Insertion Sort

Insertion sort is a simple sorting algorithm that builds the final sorted array one item at a time. It works by repeatedly taking an element from the unsorted part of the array and inserting it into its correct position within the sorted part of the array.

Here's the step-by-step explanation of how insertion sort works:

1. Start with the first element as the sorted portion (considering a single element as sorted array).
2. Iterate through the unsorted portion of the array, comparing each element with the elements in the sorted portion.
3. Move elements in the sorted portion that are greater than the current element to the right, creating space for the current element.
4. Insert the current element into the correct position in the sorted portion.
5. Repeat steps 2-4 until the entire array is sorted.

Code

#include <iostream>
void insertionSort(int arr[], int n) {
    for (int i = 1; i < n; i++) {
        int key = arr[i];
        int j = i - 1;
        // Move elements of arr[0..i-1] that are greater than key
        // to one position ahead of their current position
        while (j >= 0 && arr[j] > key) {
            arr[j + 1] = arr[j];
            j--;
        }
        arr[j + 1] = key;
    }
}
int main() {
    int arr[] = {12, 11, 13, 5, 6};
    int n = sizeof(arr) / sizeof(arr[0]);
    insertionSort(arr, n);
    std::cout << "Sorted array: ";
    for (int i = 0; i < n; i++) {
        std::cout << arr[i] << " ";
    }
    std::cout << std::endl;
    return 0;
}

Complexity

Worst-case time complexity (O(n^2))

The worst-case scenario occurs when the input array is in reverse order, meaning that each element must be compared and moved to its correct position within the sorted portion. In this case, the number of comparisons and swaps is approximately (n^2)/2, leading to a quadratic time complexity.

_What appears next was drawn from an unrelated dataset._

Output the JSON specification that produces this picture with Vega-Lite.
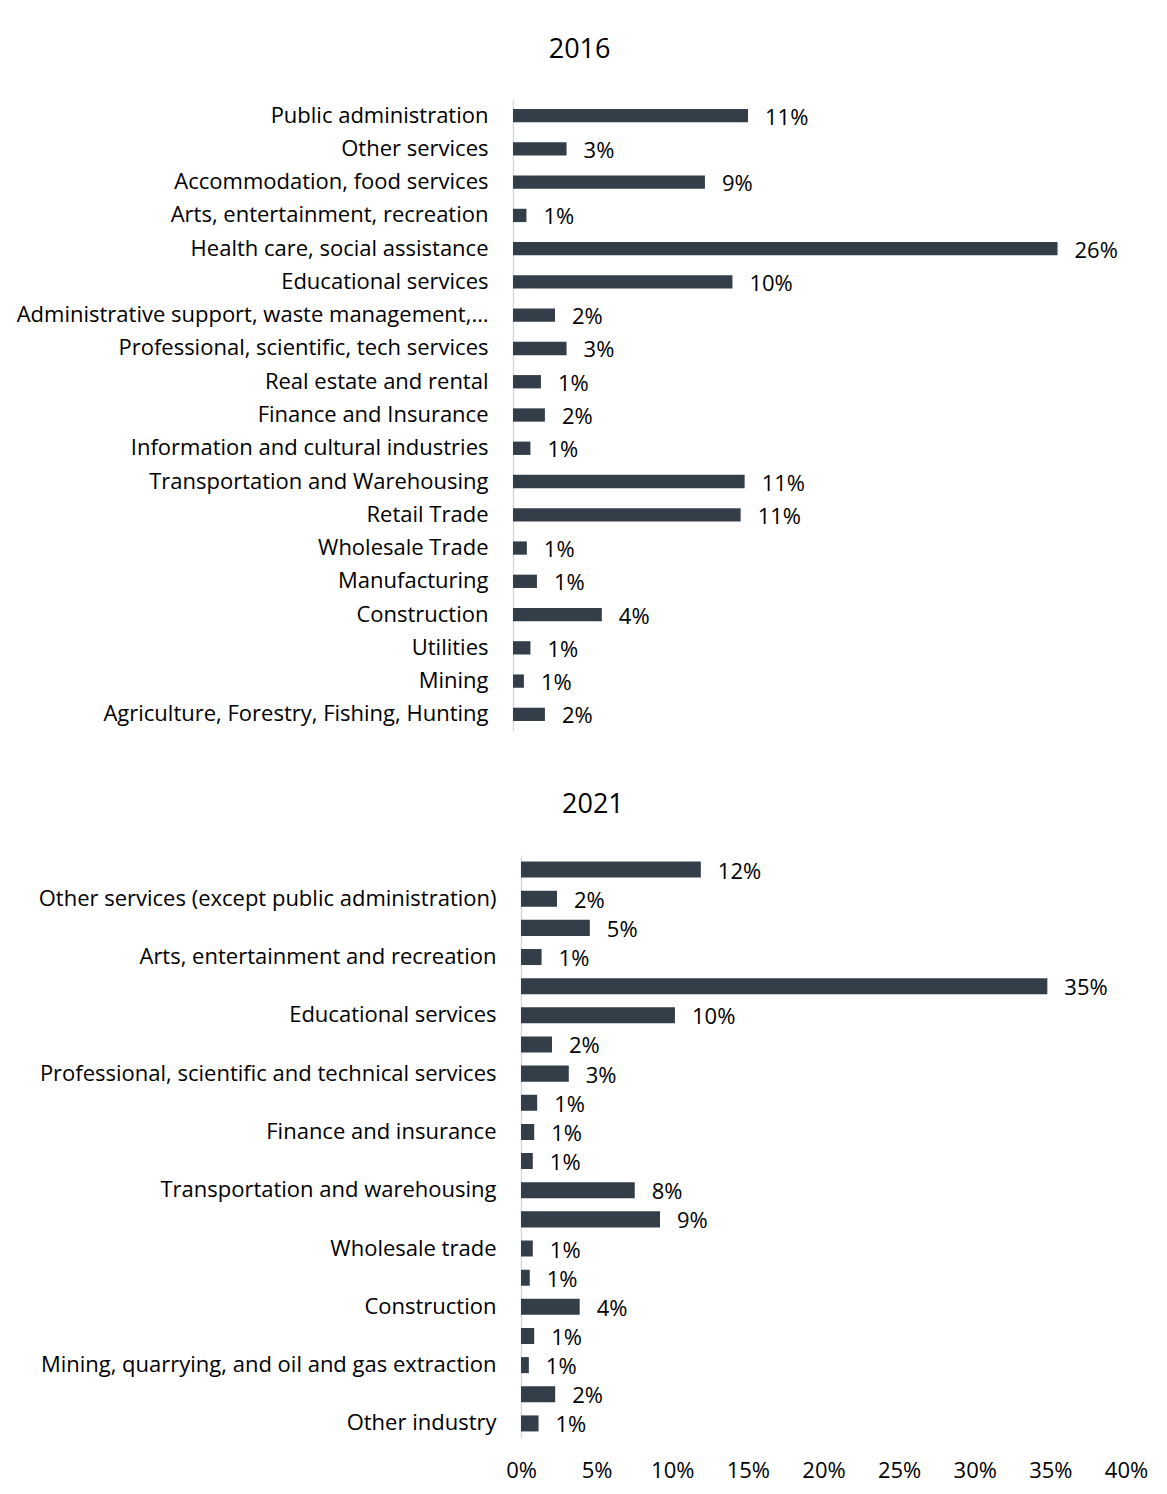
{
  "$schema": "https://vega.github.io/schema/vega-lite/v6.json",
  "background": "white",
  "padding": {"left": 16, "top": 36, "right": 5, "bottom": 5},
  "config": {
    "font": "Open Sans",
    "view": {"stroke": null},
    "axis": {"labelFont": "Open Sans", "labelFontSize": 22, "labelColor": "#000000", "title": null, "ticks": false, "grid": false},
    "title": {"font": "Open Sans", "fontSize": 27, "fontWeight": "normal", "color": "#000000", "anchor": "middle", "frame": "bounds"}
  },
  "spacing": 60,
  "vconcat": [
    {
      "title": {"text": "2016", "offset": 35},
      "width": 630,
      "height": 632,
      "data": {"values": [
        {"industry": "Public administration", "share": 0.1119},
        {"industry": "Other services", "share": 0.0255},
        {"industry": "Accommodation, food services", "share": 0.0914},
        {"industry": "Arts, entertainment, recreation", "share": 0.0064},
        {"industry": "Health care, social assistance", "share": 0.2593},
        {"industry": "Educational services", "share": 0.1045},
        {"industry": "Administrative support, waste management, remediation services", "share": 0.0200},
        {"industry": "Professional, scientific, tech services", "share": 0.0255},
        {"industry": "Real estate and rental", "share": 0.0133},
        {"industry": "Finance and Insurance", "share": 0.0152},
        {"industry": "Information and cultural industries", "share": 0.0083},
        {"industry": "Transportation and Warehousing", "share": 0.1103},
        {"industry": "Retail Trade", "share": 0.1084},
        {"industry": "Wholesale Trade", "share": 0.0066},
        {"industry": "Manufacturing", "share": 0.0114},
        {"industry": "Construction", "share": 0.0423},
        {"industry": "Utilities", "share": 0.0083},
        {"industry": "Mining", "share": 0.0052},
        {"industry": "Agriculture, Forestry, Fishing,  Hunting", "share": 0.0152}
      ]},
      "encoding": {
        "y": {
          "field": "industry", "type": "nominal", "sort": null,
          "scale": {"paddingInner": 0.6, "paddingOuter": 0.3},
          "axis": {"domainColor": "#d5dbe3", "domainWidth": 1.5, "labelPadding": 25, "labelLimit": 474}
        },
        "x": {"field": "share", "type": "quantitative", "scale": {"domain": [0, 0.3], "nice": false}, "axis": null}
      },
      "layer": [
        {"mark": {"type": "bar", "color": "#343e49"}},
        {
          "mark": {"type": "text", "align": "left", "baseline": "middle", "dx": 17, "dy": 2, "fontSize": 22, "color": "#000000"},
          "encoding": {"text": {"field": "share", "type": "quantitative", "format": ".0%"}}
        }
      ]
    },
    {
      "title": {"text": "2021", "offset": 36},
      "width": 605,
      "height": 583,
      "data": {"values": [
        {"industry": "Public administration", "share": 0.1189},
        {"industry": "Other services (except public administration)", "share": 0.0238},
        {"industry": "Accommodation and food services", "share": 0.0455},
        {"industry": "Arts, entertainment and recreation", "share": 0.0136},
        {"industry": "Health care and social assistance", "share": 0.348},
        {"industry": "Educational services", "share": 0.1018},
        {"industry": "Administrative and support, waste management and remediation services", "share": 0.0205},
        {"industry": "Professional, scientific and technical services", "share": 0.0316},
        {"industry": "Real estate and rental and leasing", "share": 0.0107},
        {"industry": "Finance and insurance", "share": 0.0087},
        {"industry": "Information and cultural industries", "share": 0.0078},
        {"industry": "Transportation and warehousing", "share": 0.0752},
        {"industry": "Retail trade", "share": 0.0919},
        {"industry": "Wholesale trade", "share": 0.0078},
        {"industry": "Manufacturing", "share": 0.0058},
        {"industry": "Construction", "share": 0.0388},
        {"industry": "Utilities", "share": 0.0087},
        {"industry": "Mining, quarrying, and oil and gas extraction", "share": 0.0052},
        {"industry": "Agriculture, forestry, fishing and hunting", "share": 0.0226},
        {"industry": "Other industry", "share": 0.0116}
      ]},
      "encoding": {
        "y": {
          "field": "industry", "type": "nominal", "sort": null,
          "scale": {"paddingInner": 0.45, "paddingOuter": 0.225},
          "axis": {"domainColor": "#d5dbe3", "domainWidth": 1.5, "labelPadding": 25, "labelLimit": 490, "offset": -8,
                   "labelExpr": "round(datum.index * 19) % 2 == 1 ? datum.label : ''"}
        },
        "x": {
          "field": "share", "type": "quantitative",
          "scale": {"domain": [0, 0.4], "nice": false, "range": [8, 613]},
          "axis": {"values": [0, 0.05, 0.1, 0.15, 0.2, 0.25, 0.3, 0.35, 0.4], "format": ".0%", "domain": false,
                   "labelPadding": 22, "labelFlush": false}
        }
      },
      "layer": [
        {"mark": {"type": "bar", "color": "#343e49"}},
        {
          "mark": {"type": "text", "align": "left", "baseline": "middle", "dx": 17, "dy": 2, "fontSize": 22, "color": "#000000"},
          "encoding": {"text": {"field": "share", "type": "quantitative", "format": ".0%"}}
        }
      ]
    }
  ]
}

Average-case time complexity (O(n^2))

The average-case time complexity is also O(n^2). This is because insertion sort's performance is heavily influenced by the initial order of the elements. On average, it will require about (n^2)/4 comparisons and swaps.

Best-case time complexity (O(n))

The best-case scenario occurs when the input array is already sorted. In this case, no elements need to be moved, but each element still needs to be compared with the previous elements in the sorted portion to confirm its position. This results in a linear time complexity of O(n).

Space Complexity

The auxiliary space complexity of Insertion sort is O(1).